What happened in this debate wasn’t an attack by the press on the candidates. It was an attack by the candidates on the press. Harwood, Quick, and the other CNBC panelists were no harsher to the Republicans on Wednesday than CNN’s Anderson Cooper was to Clinton and other Democrats in their debate two weeks ago. What was different this time was the reaction. Presented with facts and figures that didn’t fit their story, the leading Republican candidates accused the moderators of malice and deceit.

Arguing with the press is a constitutional right, and it’s part of a healthy society. But when the topic is economics, and when everyone is watching, you’re taking a risk. The risk is that your assertions can be checked against the historical record and the calculator.
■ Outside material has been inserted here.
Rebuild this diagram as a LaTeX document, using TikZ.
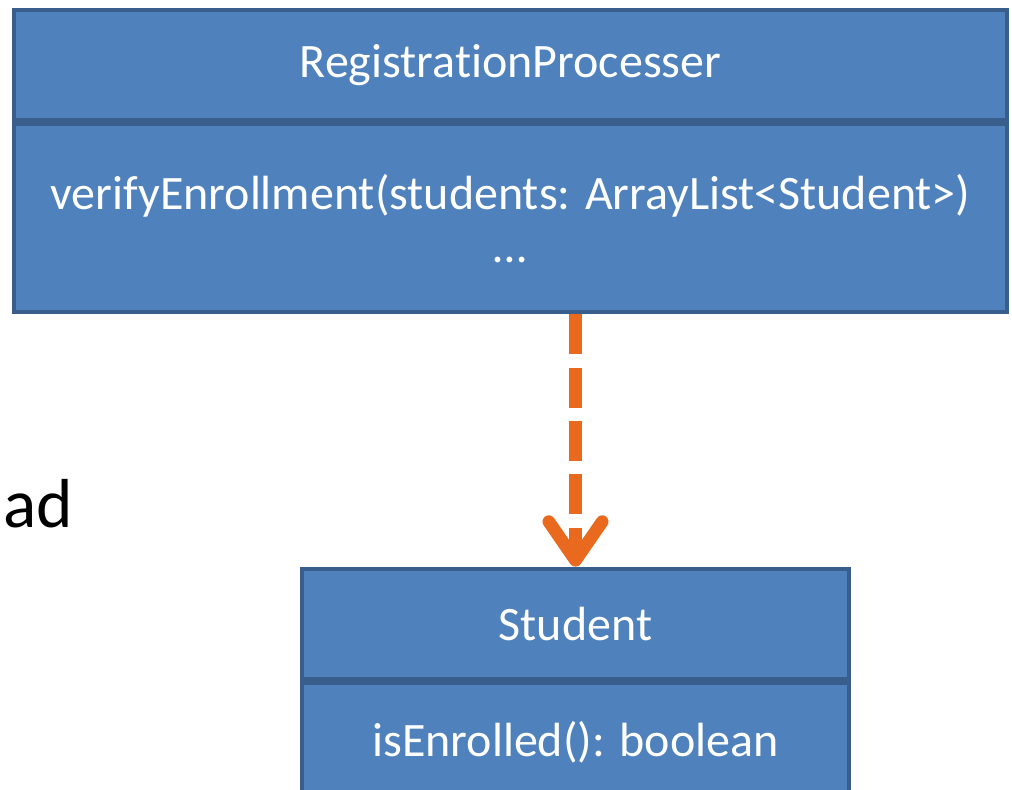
\documentclass[tikz,border=0pt]{standalone}
\usepackage{fontspec}
\setmainfont{Carlito}[Ligatures=NoCommon]
\usetikzlibrary{arrows.meta}
\definecolor{umlfill}{RGB}{79,129,189}
\definecolor{umledge}{RGB}{58,94,140}
\definecolor{deporange}{RGB}{233,106,31}
\tikzset{
  classpart/.style={draw=umledge,fill=umlfill,line width=3pt,text=white,
    font=\fontsize{36}{48}\selectfont,align=center,inner sep=0pt},
  dependency/.style={draw=deporange,line width=9.5pt,dash pattern=on 30pt off 10pt,
    -{Straight Barb[length=29pt,width=40pt,round]}},
}
\begin{document}
\begin{tikzpicture}[x=0.75pt,y=-0.75pt]
      \useasboundingbox (0,0) rectangle (1012,789);
      \clip (0,0) rectangle (1012,789);
      % registration class
      \node[classpart,minimum width=744.75pt,minimum height=83pt] (rpname) at (510.5,65) {RegistrationProcesser};
      \node[classpart,minimum width=744.75pt,minimum height=141pt,anchor=north] (rpmeth) at (rpname.south) {verifyEnrollment(students: ArrayList<Student>)\\[-8pt]…};
      % student class
      \node[classpart,minimum width=410.25pt,minimum height=83pt] (stname) at (575.5,624) {Student};
      \node[classpart,minimum width=410.25pt,minimum height=88pt,anchor=north] (stmeth) at (stname.south) {isEnrolled(): boolean};
      \draw[dependency] (rpmeth.south -| stname.north) -- (stname.north);
      \node[anchor=base west,inner sep=0pt,font=\fontsize{52}{60}\selectfont] (frag) at (3,527) {ad};
    \end{tikzpicture}
\end{document}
Your story can be falsified.

Yes, reporters sometimes screw up. But they have a troublesome habit of checking things. That’s what makes their statements, on the whole, more reliable than yours. It’s not true, as Stephen Colbert once joked, that reality has a liberal bias. But it is true that reality has a bias toward journalists. That’s because journalists spend a lot of time with reality. They get to know it.

Over the course of a campaign, you can learn a lot. Some of what you learn is about truth: which tax plan adds up, which promises are realistic, which view of the world most closely matches what’s being reported. But much of what you learn is about people: which candidates adjust to reality, and which don’t. In this cohort of Republicans, a bubble seems to be forming. On the outside are Kasich, Bush, Pataki, and Graham. On the inside are Trump, Carson, and Cruz. The candidates inside the bubble are doing well. Rubio is trying to join them. But bubbles don’t last.

Correction, Oct. 29, 2015: Due to production error, this article originally misspelled Tennessee.